● PROBLEM DETAILS:
Take the listing from its first line through the line that contains "import pandas as pd" and please retype those lines exactly, leaving out the pictures.

● DATASET SECTION:
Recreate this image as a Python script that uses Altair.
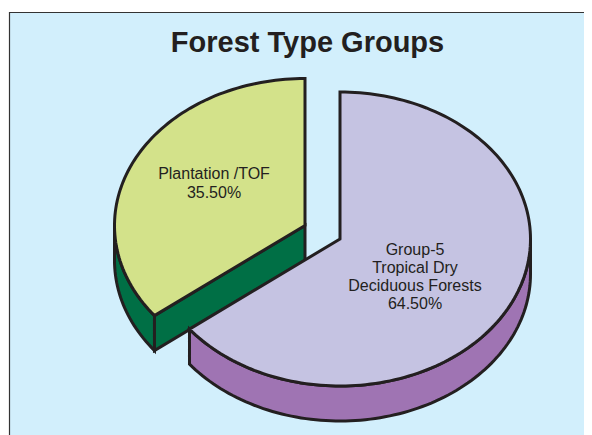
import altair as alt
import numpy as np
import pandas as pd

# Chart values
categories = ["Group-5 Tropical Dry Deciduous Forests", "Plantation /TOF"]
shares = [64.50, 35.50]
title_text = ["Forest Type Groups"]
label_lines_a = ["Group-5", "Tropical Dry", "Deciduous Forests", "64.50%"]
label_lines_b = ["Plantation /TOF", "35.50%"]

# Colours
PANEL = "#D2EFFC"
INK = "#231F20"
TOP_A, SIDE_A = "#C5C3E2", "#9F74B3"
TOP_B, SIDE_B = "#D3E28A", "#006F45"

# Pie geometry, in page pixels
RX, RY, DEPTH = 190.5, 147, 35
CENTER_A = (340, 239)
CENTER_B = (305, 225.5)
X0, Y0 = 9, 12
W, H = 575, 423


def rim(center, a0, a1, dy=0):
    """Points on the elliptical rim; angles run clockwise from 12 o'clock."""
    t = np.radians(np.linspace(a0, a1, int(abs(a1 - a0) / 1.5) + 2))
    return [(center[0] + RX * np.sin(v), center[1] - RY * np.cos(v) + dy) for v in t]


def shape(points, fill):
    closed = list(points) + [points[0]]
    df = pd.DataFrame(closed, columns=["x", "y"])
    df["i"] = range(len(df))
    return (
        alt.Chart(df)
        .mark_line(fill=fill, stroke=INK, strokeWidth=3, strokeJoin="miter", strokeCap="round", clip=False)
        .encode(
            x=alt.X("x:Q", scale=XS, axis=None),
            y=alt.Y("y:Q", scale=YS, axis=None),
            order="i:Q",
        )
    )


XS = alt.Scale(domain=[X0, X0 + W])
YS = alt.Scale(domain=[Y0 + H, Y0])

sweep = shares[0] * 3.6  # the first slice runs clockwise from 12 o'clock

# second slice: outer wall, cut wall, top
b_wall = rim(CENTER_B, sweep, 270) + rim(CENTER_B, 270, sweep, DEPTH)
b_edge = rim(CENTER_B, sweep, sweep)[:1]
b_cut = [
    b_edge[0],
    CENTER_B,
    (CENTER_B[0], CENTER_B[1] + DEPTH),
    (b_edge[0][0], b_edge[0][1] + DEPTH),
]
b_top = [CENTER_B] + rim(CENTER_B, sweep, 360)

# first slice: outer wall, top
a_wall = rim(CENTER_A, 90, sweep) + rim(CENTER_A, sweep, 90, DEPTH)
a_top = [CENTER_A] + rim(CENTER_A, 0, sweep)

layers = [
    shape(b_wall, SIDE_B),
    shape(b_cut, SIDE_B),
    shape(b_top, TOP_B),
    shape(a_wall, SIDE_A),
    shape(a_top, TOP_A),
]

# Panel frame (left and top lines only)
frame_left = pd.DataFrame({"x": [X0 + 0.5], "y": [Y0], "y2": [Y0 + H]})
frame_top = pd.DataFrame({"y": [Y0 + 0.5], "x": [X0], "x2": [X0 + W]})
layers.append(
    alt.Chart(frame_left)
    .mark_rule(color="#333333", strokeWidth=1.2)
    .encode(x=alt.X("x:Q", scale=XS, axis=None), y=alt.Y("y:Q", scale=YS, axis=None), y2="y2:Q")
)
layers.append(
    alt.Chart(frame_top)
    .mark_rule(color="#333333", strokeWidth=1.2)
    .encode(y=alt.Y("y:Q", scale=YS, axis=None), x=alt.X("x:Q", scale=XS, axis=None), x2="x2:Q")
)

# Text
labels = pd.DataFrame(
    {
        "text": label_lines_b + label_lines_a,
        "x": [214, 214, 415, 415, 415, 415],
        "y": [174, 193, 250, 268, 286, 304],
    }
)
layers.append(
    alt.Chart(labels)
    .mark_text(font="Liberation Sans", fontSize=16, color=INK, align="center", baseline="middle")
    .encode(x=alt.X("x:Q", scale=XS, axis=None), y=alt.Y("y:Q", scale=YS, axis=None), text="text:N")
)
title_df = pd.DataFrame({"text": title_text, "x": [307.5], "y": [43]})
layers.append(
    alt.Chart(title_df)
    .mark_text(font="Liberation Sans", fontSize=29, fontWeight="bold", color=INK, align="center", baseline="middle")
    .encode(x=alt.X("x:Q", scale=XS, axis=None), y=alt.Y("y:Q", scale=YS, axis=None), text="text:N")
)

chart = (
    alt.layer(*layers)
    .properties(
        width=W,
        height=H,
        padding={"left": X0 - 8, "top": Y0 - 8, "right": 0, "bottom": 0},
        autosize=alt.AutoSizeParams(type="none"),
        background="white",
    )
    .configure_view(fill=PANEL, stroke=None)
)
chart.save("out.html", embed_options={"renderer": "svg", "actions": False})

● SOLUTION TO THIS PROBLEM:
Recreate this image as a Python script that uses Altair.
import altair as alt
import numpy as np
import pandas as pd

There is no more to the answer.